As with all hashing, the search should be very fast, and rejection of non-keywords should take only a few iterations of the loop so long as KEY_CODES is sufficiently greater than the number of keywords.

Note the following line, quoted from above:

code = id % KEY_CODES;

As written, this uses the remainder or (in the case of unsigned numbers) mod operation. Generally speaking, whether hardware or software are used, computing the remainder is a side effect of computing the quotient, and this computation is very slow. For a typical modern computer, the add and subtract instructions, as well as bitwise logical operations, all take about 1 CPU cycle and can be pipelined with superscalar execution.

In contrast, multiplication, in the best case, takes around 4 clock cycles, while division is even worse, commonly taking on the order of 10 clock cycles. neither pipelined execution nor superscalar computation are typically applicable to these instructions.
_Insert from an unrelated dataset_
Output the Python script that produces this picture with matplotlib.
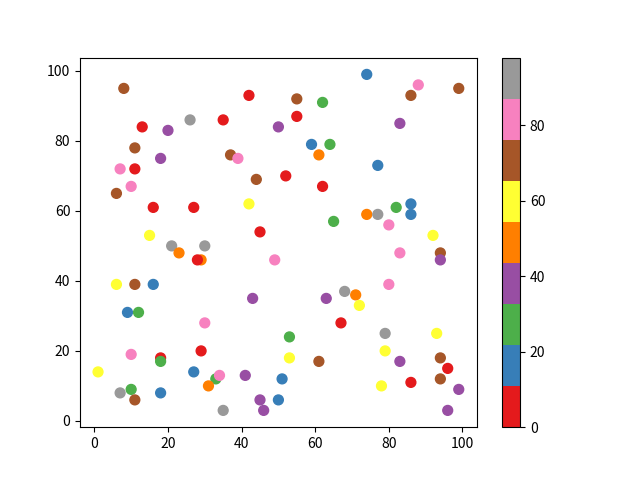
import matplotlib
matplotlib.use('Agg')
import matplotlib.pyplot as plt

plt.rcParams['font.family'] = ['Noto Sans CJK SC', 'DejaVu Sans']

# point positions and colour values
x = [8, 42, 26, 35, 13, 20, 50, 11, 18, 37, 39, 7, 11, 10, 6, 44, 16, 27, 42, 45,
     15, 21, 30,
     55, 55, 62, 74, 88, 86, 99, 83, 59, 64, 61, 52, 62, 77, 86, 82, 86, 74, 77,
     80, 65, 92,
     23, 29, 28, 49, 6, 11, 16, 43, 9, 12, 30, 29, 10, 18, 18, 1, 27, 33, 34, 31,
     41, 51, 10, 7, 18, 11, 45, 50, 35, 46,
     83, 94, 94, 80, 68, 71, 63, 72, 67, 53, 79, 93, 53, 61, 79, 83, 94, 96, 94,
     86, 78, 99, 96]
y = [95, 93, 86, 86, 84, 83, 84, 78, 75, 76, 75, 72, 72, 67, 65, 69, 61, 61, 62, 54,
     53, 50, 50,
     92, 87, 91, 99, 96, 93, 95, 85, 79, 79, 76, 70, 67, 73, 62, 61, 59, 59, 59,
     56, 57, 53,
     48, 46, 46, 46, 39, 39, 39, 35, 31, 31, 28, 20, 19, 18, 17, 14, 14, 12, 13, 10,
     13, 12, 9, 8, 8, 6, 6, 6, 3, 3,
     48, 48, 46, 39, 37, 36, 35, 33, 28, 24, 25, 25, 18, 17, 20, 17, 18, 15, 12,
     11, 10, 9, 3]
c = [71, 5, 93, 5, 5, 38, 38, 71, 38, 71, 82, 82, 5, 82, 71, 71, 5, 5, 60, 5,
     60, 93, 93,
     71, 5, 27, 16, 82, 71, 71, 38, 16, 27, 49, 5, 5, 16, 16, 27, 16, 49, 93,
     82, 27, 60,
     49, 49, 5, 82, 60, 71, 16, 38, 16, 27, 82, 5, 82, 5, 27, 60, 16, 27, 82, 49,
     38, 16, 27, 93, 16, 71, 38, 16, 93, 38,
     82, 71, 38, 82, 93, 49, 38, 60, 5, 27, 93, 60, 60, 71, 60, 38, 71, 5, 71,
     5, 60, 38, 38]

fig, ax = plt.subplots(figsize=(6.4, 4.8), dpi=100)
sc = ax.scatter(x, y, c=c, cmap='Set1', s=50, vmin=0, vmax=98)
fig.colorbar(sc, ax=ax)

plt.savefig('out.png', dpi=100)
plt.close(fig)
This is why it is very common to use powers of two for values like KEY_CODES. If, for example, the value is 64, then the above line can be rewritten as:

code = id & 0x3F;

Or, alternatively,

code = id & (KEY_CODES - 1);

This only works for powers of two, but it is as fast as addition, and if there is only a 50% chance of a collision in the hash, it is likely that the entire rehash table lookup will be done before a divide instruction would have finished.